Given exercise:
The line holding "from matplotlib.lines import Line2D" is the last one to output; start at the first line of the data, keep every line in between exactly, and leave out pictures.

Given data:
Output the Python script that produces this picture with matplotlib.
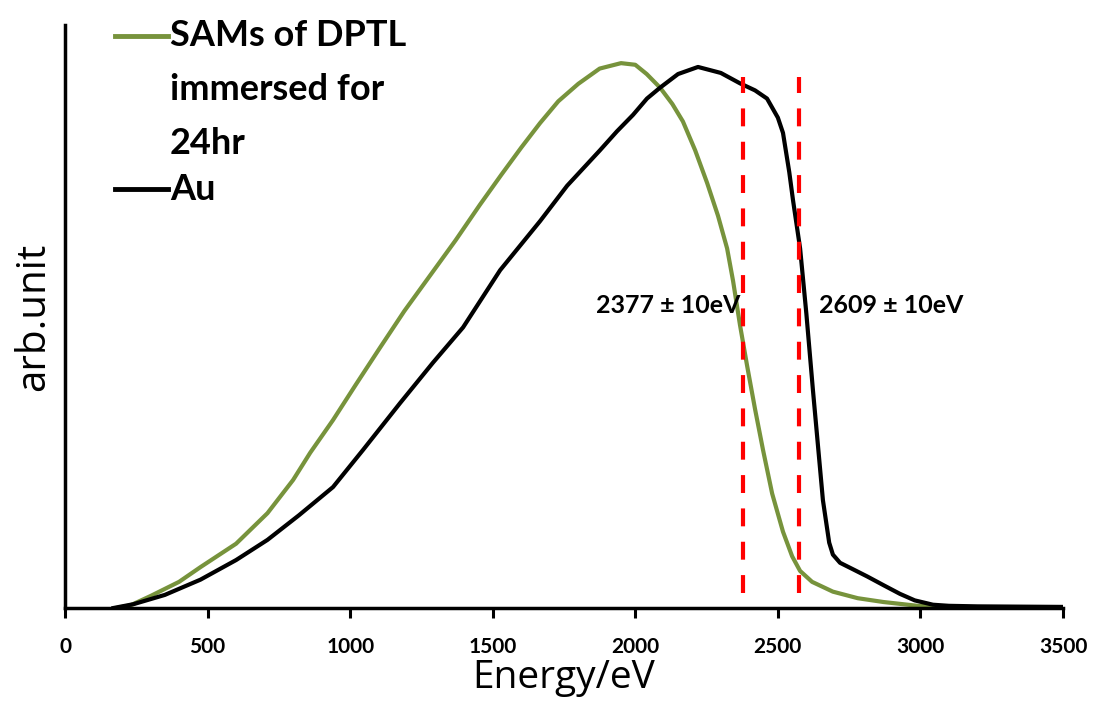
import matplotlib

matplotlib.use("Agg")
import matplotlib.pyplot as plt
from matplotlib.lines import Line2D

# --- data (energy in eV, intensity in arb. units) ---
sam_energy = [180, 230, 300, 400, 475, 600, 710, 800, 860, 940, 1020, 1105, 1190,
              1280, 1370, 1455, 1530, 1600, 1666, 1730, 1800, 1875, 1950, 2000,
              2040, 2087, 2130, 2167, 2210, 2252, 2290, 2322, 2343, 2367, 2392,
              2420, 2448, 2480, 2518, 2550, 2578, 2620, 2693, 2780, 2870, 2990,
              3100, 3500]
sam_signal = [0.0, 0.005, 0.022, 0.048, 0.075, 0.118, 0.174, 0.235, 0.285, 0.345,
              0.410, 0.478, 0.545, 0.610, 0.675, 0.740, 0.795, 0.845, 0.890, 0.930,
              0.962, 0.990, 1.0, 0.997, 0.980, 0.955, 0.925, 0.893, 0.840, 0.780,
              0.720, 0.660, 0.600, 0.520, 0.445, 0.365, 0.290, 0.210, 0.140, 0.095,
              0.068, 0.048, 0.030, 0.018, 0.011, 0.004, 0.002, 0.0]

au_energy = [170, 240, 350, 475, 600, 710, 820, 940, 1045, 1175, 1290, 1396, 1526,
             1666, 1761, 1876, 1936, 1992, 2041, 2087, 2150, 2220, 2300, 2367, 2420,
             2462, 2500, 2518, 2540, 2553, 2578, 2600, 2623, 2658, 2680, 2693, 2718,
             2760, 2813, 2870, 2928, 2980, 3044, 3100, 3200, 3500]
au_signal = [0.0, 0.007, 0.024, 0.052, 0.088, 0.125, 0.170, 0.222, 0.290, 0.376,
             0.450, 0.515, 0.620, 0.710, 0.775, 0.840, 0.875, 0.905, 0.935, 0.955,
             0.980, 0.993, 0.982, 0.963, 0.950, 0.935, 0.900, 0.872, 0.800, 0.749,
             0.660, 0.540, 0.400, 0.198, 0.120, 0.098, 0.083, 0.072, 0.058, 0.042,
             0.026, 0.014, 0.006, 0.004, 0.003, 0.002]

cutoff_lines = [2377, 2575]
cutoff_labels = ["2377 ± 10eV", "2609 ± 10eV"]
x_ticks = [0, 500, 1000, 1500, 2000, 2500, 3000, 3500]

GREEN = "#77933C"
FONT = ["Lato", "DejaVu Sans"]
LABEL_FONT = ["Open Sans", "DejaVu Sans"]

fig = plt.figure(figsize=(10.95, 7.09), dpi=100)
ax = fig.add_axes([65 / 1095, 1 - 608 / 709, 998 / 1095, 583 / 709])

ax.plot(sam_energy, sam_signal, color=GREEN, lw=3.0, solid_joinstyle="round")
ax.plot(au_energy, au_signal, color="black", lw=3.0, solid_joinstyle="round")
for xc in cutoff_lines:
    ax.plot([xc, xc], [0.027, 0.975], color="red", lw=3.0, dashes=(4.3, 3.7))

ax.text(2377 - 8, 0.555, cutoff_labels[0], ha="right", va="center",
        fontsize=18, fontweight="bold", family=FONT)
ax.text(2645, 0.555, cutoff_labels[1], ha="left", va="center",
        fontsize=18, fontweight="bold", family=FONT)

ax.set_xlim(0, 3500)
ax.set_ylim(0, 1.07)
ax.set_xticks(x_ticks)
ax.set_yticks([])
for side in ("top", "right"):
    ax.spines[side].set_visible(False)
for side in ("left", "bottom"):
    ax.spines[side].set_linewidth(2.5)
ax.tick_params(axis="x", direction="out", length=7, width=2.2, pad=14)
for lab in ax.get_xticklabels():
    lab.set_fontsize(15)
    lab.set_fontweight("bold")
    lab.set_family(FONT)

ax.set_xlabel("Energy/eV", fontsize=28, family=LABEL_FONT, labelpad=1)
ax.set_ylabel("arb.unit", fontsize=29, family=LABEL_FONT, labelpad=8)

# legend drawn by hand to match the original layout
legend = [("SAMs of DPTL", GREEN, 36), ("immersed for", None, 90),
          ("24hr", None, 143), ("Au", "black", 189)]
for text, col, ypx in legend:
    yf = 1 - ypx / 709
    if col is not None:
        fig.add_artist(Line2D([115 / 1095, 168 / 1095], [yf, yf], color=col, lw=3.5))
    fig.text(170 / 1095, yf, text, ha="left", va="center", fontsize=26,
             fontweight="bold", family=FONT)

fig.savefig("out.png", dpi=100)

Reply to the task:
Output the Python script that produces this picture with matplotlib.
import matplotlib

matplotlib.use("Agg")
import matplotlib.pyplot as plt
from matplotlib.lines import Line2D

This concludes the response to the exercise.